Required work — Extract every record, exactly as written, and ignore the pictures.

Data for this exercise —
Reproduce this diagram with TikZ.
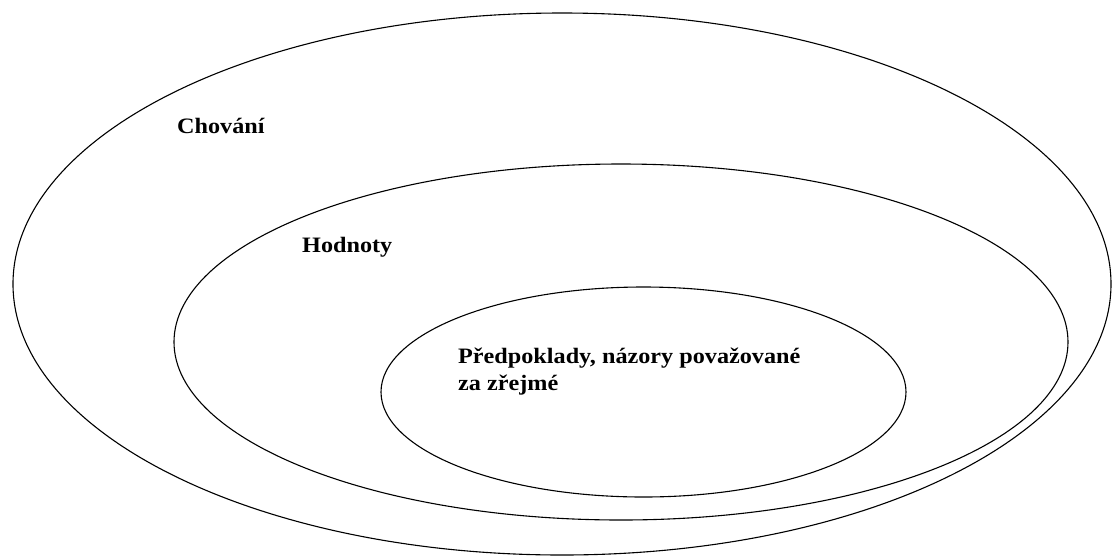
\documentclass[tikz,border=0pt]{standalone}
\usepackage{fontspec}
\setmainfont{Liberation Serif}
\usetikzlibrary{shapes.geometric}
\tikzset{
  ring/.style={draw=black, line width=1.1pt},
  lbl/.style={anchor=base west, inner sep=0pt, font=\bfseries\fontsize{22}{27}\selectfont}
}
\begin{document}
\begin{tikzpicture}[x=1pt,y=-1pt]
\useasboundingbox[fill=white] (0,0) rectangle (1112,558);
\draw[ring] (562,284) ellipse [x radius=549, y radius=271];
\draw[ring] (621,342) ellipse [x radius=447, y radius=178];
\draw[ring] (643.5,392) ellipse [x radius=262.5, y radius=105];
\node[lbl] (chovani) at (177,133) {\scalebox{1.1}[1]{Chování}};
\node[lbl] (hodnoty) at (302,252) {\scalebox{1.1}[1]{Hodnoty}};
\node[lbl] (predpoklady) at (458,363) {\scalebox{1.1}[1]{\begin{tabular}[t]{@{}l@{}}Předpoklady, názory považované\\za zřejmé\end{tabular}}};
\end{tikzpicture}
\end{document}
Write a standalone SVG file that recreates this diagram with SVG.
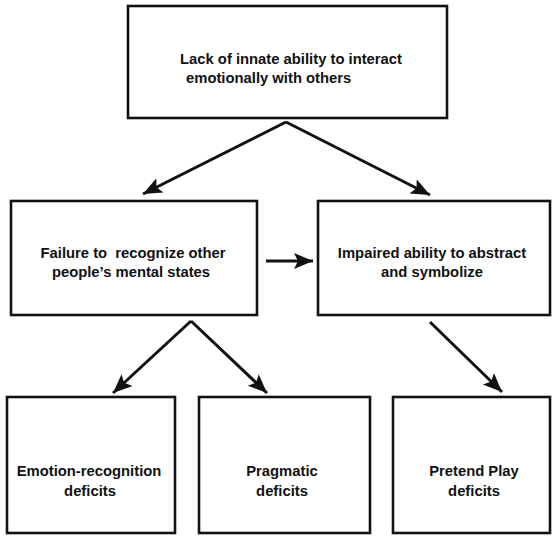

Finished answer —
Reproduce this diagram with TikZ.
\documentclass[tikz,border=0pt]{standalone}
\usepackage{fontspec}
\setmainfont{Liberation Serif}
\usetikzlibrary{shapes.geometric}
\tikzset{
  ring/.style={draw=black, line width=1.1pt},
  lbl/.style={anchor=base west, inner sep=0pt, font=\bfseries\fontsize{22}{27}\selectfont}
}
\begin{document}
\begin{tikzpicture}[x=1pt,y=-1pt]
\useasboundingbox[fill=white] (0,0) rectangle (1112,558);
\draw[ring] (562,284) ellipse [x radius=549, y radius=271];
\draw[ring] (621,342) ellipse [x radius=447, y radius=178];
\draw[ring] (643.5,392) ellipse [x radius=262.5, y radius=105];
\node[lbl] (chovani) at (177,133) {\scalebox{1.1}[1]{Chování}};
\node[lbl] (hodnoty) at (302,252) {\scalebox{1.1}[1]{Hodnoty}};
\node[lbl] (predpoklady) at (458,363) {\scalebox{1.1}[1]{\begin{tabular}[t]{@{}l@{}}Předpoklady, názory považované\\za zřejmé\end{tabular}}};
\end{tikzpicture}
\end{document}
Write a standalone SVG file that recreates this diagram with SVG.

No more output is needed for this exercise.